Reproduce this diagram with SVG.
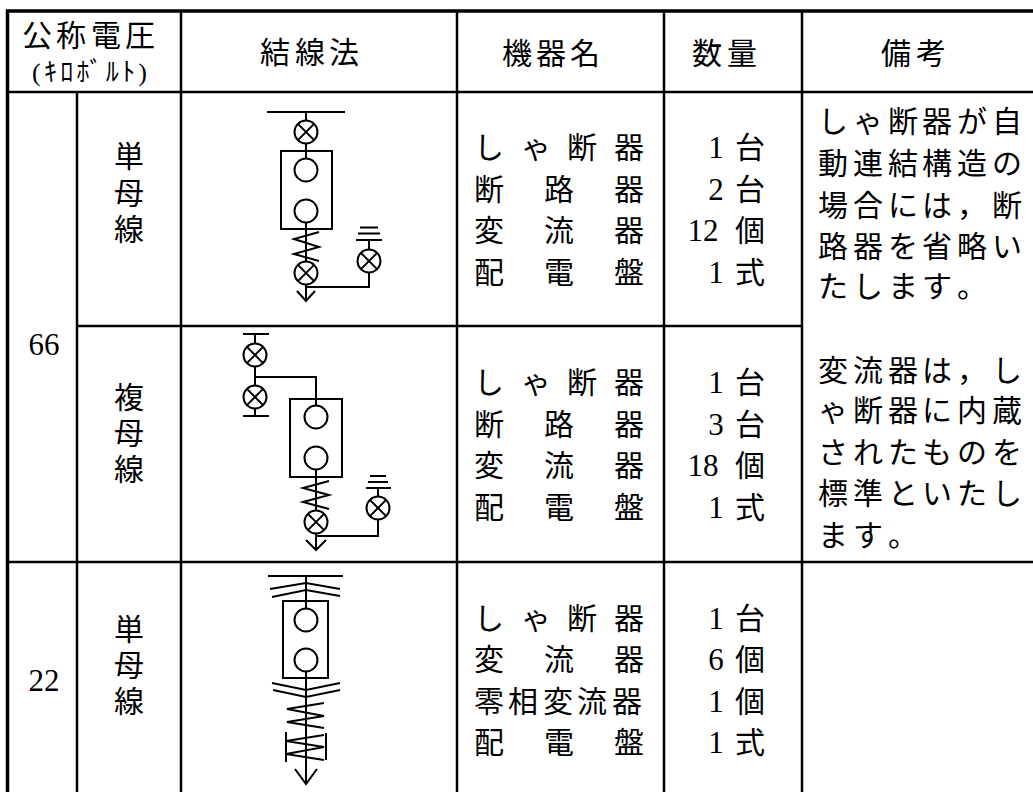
<svg xmlns="http://www.w3.org/2000/svg" xmlns:xlink="http://www.w3.org/1999/xlink" width="1033" height="792" viewBox="0 0 1033 792">
<style>
.thick{stroke:#000;stroke-width:3.5;fill:none}
.thin{stroke:#000;stroke-width:2.5;fill:none}
.d{stroke:#000;stroke-width:2;fill:none}
text{font-family:"Liberation Serif","Noto Sans CJK JP",serif;font-size:30px;fill:#000}
.sm{font-size:26px}
.c{text-anchor:middle}
.n{font-size:31px}
</style>
<defs>
<g id="xc"><circle r="11.5"/><path d="M-8.1,-8.1 L8.1,8.1 M-8.1,8.1 L8.1,-8.1"/></g>
</defs>
<rect width="1033" height="792" fill="#fff"/>
<g id="grid">
<path class="thick" d="M6,11 H1033 M7.5,9.5 V792"/>
<path class="thin" d="M7,92 H1033 M77,92 V792 M181,11 V792 M457,11 V792 M664,11 V792 M802,11 V792 M77,326 H802 M7,562 H1033"/>
</g>
<g id="header">
<text x="22 56 91 125" y="46">公称電圧</text>
<text class="sm" x="32" y="81" textLength="115" lengthAdjust="spacing">(ｷﾛﾎﾞﾙﾄ)</text>
<text x="260 295 329" y="63">結線法</text>
<text x="502 536 570" y="64">機器名</text>
<text x="692 727" y="64">数量</text>
<text x="881 916" y="64">備考</text>
</g>
<g id="voltage">
<text class="c n" x="44" y="355">66</text>
<text class="c n" x="44" y="691">22</text>
</g>
<g id="busType">
<text class="c" x="129" y="167">単</text><text class="c" x="129" y="204">母</text><text class="c" x="129" y="240">線</text>
<text class="c" x="129" y="408">複</text><text class="c" x="129" y="444">母</text><text class="c" x="129" y="480">線</text>
<text class="c" x="129" y="640">単</text><text class="c" x="129" y="676">母</text><text class="c" x="129" y="712">線</text>
</g>
<g id="diagram1" class="d">
<path d="M267,112 H345 M306,112 V120.5 M306,143.5 V158.5 M306,222.5 V261.5 M306,284.5 V301 M297,291 L306,301 L315,291 M306,287 H369 V272.5 M369,249.5 V240 M356,240 H382 M358,233.5 H380 M360,227.5 H378"/>
<use xlink:href="#xc" x="306" y="132"/>
<rect x="281" y="151" width="51" height="78"/>
<circle cx="306" cy="170" r="11.5"/>
<circle cx="306" cy="211" r="11.5"/>
<polyline points="319,232 294,239 319,247 294,254 319,261"/>
<use xlink:href="#xc" x="306" y="273"/>
<use xlink:href="#xc" x="369" y="261"/>
</g>
<g id="diagram2" class="d">
<path d="M243,334 H269 M255,334 V343.5 M255,366.5 V385.5 M255,408.5 V416 M243,416 H269 M255,377 H316 V405.5 M316,469.5 V510.5 M316,533.5 V550 M306,540 L316,550 L326,540 M316,536 H378 V519.5 M378,496.5 V488 M366,488 H391 M368,482 H388 M370,476 H386"/>
<use xlink:href="#xc" x="255" y="355"/>
<use xlink:href="#xc" x="255" y="397"/>
<rect x="290" y="399" width="52" height="78"/>
<circle cx="316" cy="417" r="11.5"/>
<circle cx="316" cy="458" r="11.5"/>
<polyline points="329,481 303,488 329,495 303,502 329,509"/>
<use xlink:href="#xc" x="316" y="522"/>
<use xlink:href="#xc" x="378" y="508"/>
</g>
<g id="diagram3" class="d">
<path d="M268,576 H343 M306,576 V608.5 M270,589 L306,583 L340,589 M272,597 L306,590 L340,596 M306,671.5 V784 M272,683 L306,690 L340,683 M273,690 L306,697 L340,690 M286,732 V762 M326,733 V760 M295,769 L306,784 L317,769"/>
<rect x="283" y="601" width="45" height="77"/>
<circle cx="306" cy="620" r="11.5"/>
<circle cx="306" cy="660" r="11.5"/>
<polyline points="324,703 287,709 324,716 287,722 324,728"/>
<polyline points="324,735 286,741 324,747 286,754 324,760"/>
</g>
<g id="equipment">
<text x="474 521 567 614" y="158">しゃ断器</text>
<text x="474 544 614" y="200">断路器</text>
<text x="474 544 614" y="241">変流器</text>
<text x="474 544 614" y="283">配電盤</text>
<text x="474 521 567 614" y="393">しゃ断器</text>
<text x="474 544 614" y="435">断路器</text>
<text x="474 544 614" y="476">変流器</text>
<text x="474 544 614" y="518">配電盤</text>
<text x="474 521 567 614" y="629">しゃ断器</text>
<text x="474 544 614" y="670">変流器</text>
<text x="474 508 543 577 612" y="712">零相変流器</text>
<text x="474 544 614" y="753">配電盤</text>
</g>
<g id="quantity">
<text class="c n" x="716" y="158">1</text><text x="735" y="158">台</text>
<text class="c n" x="716" y="200">2</text><text x="735" y="200">台</text>
<text class="c n" x="703" y="241">12</text><text x="735" y="241">個</text>
<text class="c n" x="716" y="283">1</text><text x="735" y="283">式</text>
<text class="c n" x="716" y="393">1</text><text x="735" y="393">台</text>
<text class="c n" x="716" y="435">3</text><text x="735" y="435">台</text>
<text class="c n" x="703" y="476">18</text><text x="735" y="476">個</text>
<text class="c n" x="716" y="518">1</text><text x="735" y="518">式</text>
<text class="c n" x="716" y="629">1</text><text x="735" y="629">台</text>
<text class="c n" x="716" y="670">6</text><text x="735" y="670">個</text>
<text class="c n" x="716" y="712">1</text><text x="735" y="712">個</text>
<text class="c n" x="716" y="753">1</text><text x="735" y="753">式</text>
</g>
<g id="remarks">
<text x="818 853 888 922 957 992" y="132">しゃ断器が自</text>
<text x="818 853 888 922 957 992" y="174">動連結構造の</text>
<text x="818 853 888 922 957 992" y="216">場合には，断</text>
<text x="818 853 888 922 957 992" y="257">路器を省略い</text>
<text x="818 853 888 922 957" y="297">たします。</text>
<text x="818 853 888 922 957 992" y="381">変流器は，し</text>
<text x="818 853 888 922 957 992" y="421">ゃ断器に内蔵</text>
<text x="818 853 888 922 957 992" y="463">されたものを</text>
<text x="818 853 888 922 957 992" y="504">標準といたし</text>
<text x="818 853 888" y="546">ます。</text>
</g>
</svg>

> [Work required] Exclude the pictures, and transcribe all of the material exactly.

> [Solution for this task]
Reproduce this diagram with SVG.
<svg xmlns="http://www.w3.org/2000/svg" xmlns:xlink="http://www.w3.org/1999/xlink" width="1033" height="792" viewBox="0 0 1033 792">
<style>
.thick{stroke:#000;stroke-width:3.5;fill:none}
.thin{stroke:#000;stroke-width:2.5;fill:none}
.d{stroke:#000;stroke-width:2;fill:none}
text{font-family:"Liberation Serif","Noto Sans CJK JP",serif;font-size:30px;fill:#000}
.sm{font-size:26px}
.c{text-anchor:middle}
.n{font-size:31px}
</style>
<defs>
<g id="xc"><circle r="11.5"/><path d="M-8.1,-8.1 L8.1,8.1 M-8.1,8.1 L8.1,-8.1"/></g>
</defs>
<rect width="1033" height="792" fill="#fff"/>
<g id="grid">
<path class="thick" d="M6,11 H1033 M7.5,9.5 V792"/>
<path class="thin" d="M7,92 H1033 M77,92 V792 M181,11 V792 M457,11 V792 M664,11 V792 M802,11 V792 M77,326 H802 M7,562 H1033"/>
</g>
<g id="header">
<text x="22 56 91 125" y="46">公称電圧</text>
<text class="sm" x="32" y="81" textLength="115" lengthAdjust="spacing">(ｷﾛﾎﾞﾙﾄ)</text>
<text x="260 295 329" y="63">結線法</text>
<text x="502 536 570" y="64">機器名</text>
<text x="692 727" y="64">数量</text>
<text x="881 916" y="64">備考</text>
</g>
<g id="voltage">
<text class="c n" x="44" y="355">66</text>
<text class="c n" x="44" y="691">22</text>
</g>
<g id="busType">
<text class="c" x="129" y="167">単</text><text class="c" x="129" y="204">母</text><text class="c" x="129" y="240">線</text>
<text class="c" x="129" y="408">複</text><text class="c" x="129" y="444">母</text><text class="c" x="129" y="480">線</text>
<text class="c" x="129" y="640">単</text><text class="c" x="129" y="676">母</text><text class="c" x="129" y="712">線</text>
</g>
<g id="diagram1" class="d">
<path d="M267,112 H345 M306,112 V120.5 M306,143.5 V158.5 M306,222.5 V261.5 M306,284.5 V301 M297,291 L306,301 L315,291 M306,287 H369 V272.5 M369,249.5 V240 M356,240 H382 M358,233.5 H380 M360,227.5 H378"/>
<use xlink:href="#xc" x="306" y="132"/>
<rect x="281" y="151" width="51" height="78"/>
<circle cx="306" cy="170" r="11.5"/>
<circle cx="306" cy="211" r="11.5"/>
<polyline points="319,232 294,239 319,247 294,254 319,261"/>
<use xlink:href="#xc" x="306" y="273"/>
<use xlink:href="#xc" x="369" y="261"/>
</g>
<g id="diagram2" class="d">
<path d="M243,334 H269 M255,334 V343.5 M255,366.5 V385.5 M255,408.5 V416 M243,416 H269 M255,377 H316 V405.5 M316,469.5 V510.5 M316,533.5 V550 M306,540 L316,550 L326,540 M316,536 H378 V519.5 M378,496.5 V488 M366,488 H391 M368,482 H388 M370,476 H386"/>
<use xlink:href="#xc" x="255" y="355"/>
<use xlink:href="#xc" x="255" y="397"/>
<rect x="290" y="399" width="52" height="78"/>
<circle cx="316" cy="417" r="11.5"/>
<circle cx="316" cy="458" r="11.5"/>
<polyline points="329,481 303,488 329,495 303,502 329,509"/>
<use xlink:href="#xc" x="316" y="522"/>
<use xlink:href="#xc" x="378" y="508"/>
</g>
<g id="diagram3" class="d">
<path d="M268,576 H343 M306,576 V608.5 M270,589 L306,583 L340,589 M272,597 L306,590 L340,596 M306,671.5 V784 M272,683 L306,690 L340,683 M273,690 L306,697 L340,690 M286,732 V762 M326,733 V760 M295,769 L306,784 L317,769"/>
<rect x="283" y="601" width="45" height="77"/>
<circle cx="306" cy="620" r="11.5"/>
<circle cx="306" cy="660" r="11.5"/>
<polyline points="324,703 287,709 324,716 287,722 324,728"/>
<polyline points="324,735 286,741 324,747 286,754 324,760"/>
</g>
<g id="equipment">
<text x="474 521 567 614" y="158">しゃ断器</text>
<text x="474 544 614" y="200">断路器</text>
<text x="474 544 614" y="241">変流器</text>
<text x="474 544 614" y="283">配電盤</text>
<text x="474 521 567 614" y="393">しゃ断器</text>
<text x="474 544 614" y="435">断路器</text>
<text x="474 544 614" y="476">変流器</text>
<text x="474 544 614" y="518">配電盤</text>
<text x="474 521 567 614" y="629">しゃ断器</text>
<text x="474 544 614" y="670">変流器</text>
<text x="474 508 543 577 612" y="712">零相変流器</text>
<text x="474 544 614" y="753">配電盤</text>
</g>
<g id="quantity">
<text class="c n" x="716" y="158">1</text><text x="735" y="158">台</text>
<text class="c n" x="716" y="200">2</text><text x="735" y="200">台</text>
<text class="c n" x="703" y="241">12</text><text x="735" y="241">個</text>
<text class="c n" x="716" y="283">1</text><text x="735" y="283">式</text>
<text class="c n" x="716" y="393">1</text><text x="735" y="393">台</text>
<text class="c n" x="716" y="435">3</text><text x="735" y="435">台</text>
<text class="c n" x="703" y="476">18</text><text x="735" y="476">個</text>
<text class="c n" x="716" y="518">1</text><text x="735" y="518">式</text>
<text class="c n" x="716" y="629">1</text><text x="735" y="629">台</text>
<text class="c n" x="716" y="670">6</text><text x="735" y="670">個</text>
<text class="c n" x="716" y="712">1</text><text x="735" y="712">個</text>
<text class="c n" x="716" y="753">1</text><text x="735" y="753">式</text>
</g>
<g id="remarks">
<text x="818 853 888 922 957 992" y="132">しゃ断器が自</text>
<text x="818 853 888 922 957 992" y="174">動連結構造の</text>
<text x="818 853 888 922 957 992" y="216">場合には，断</text>
<text x="818 853 888 922 957 992" y="257">路器を省略い</text>
<text x="818 853 888 922 957" y="297">たします。</text>
<text x="818 853 888 922 957 992" y="381">変流器は，し</text>
<text x="818 853 888 922 957 992" y="421">ゃ断器に内蔵</text>
<text x="818 853 888 922 957 992" y="463">されたものを</text>
<text x="818 853 888 922 957 992" y="504">標準といたし</text>
<text x="818 853 888" y="546">ます。</text>
</g>
</svg>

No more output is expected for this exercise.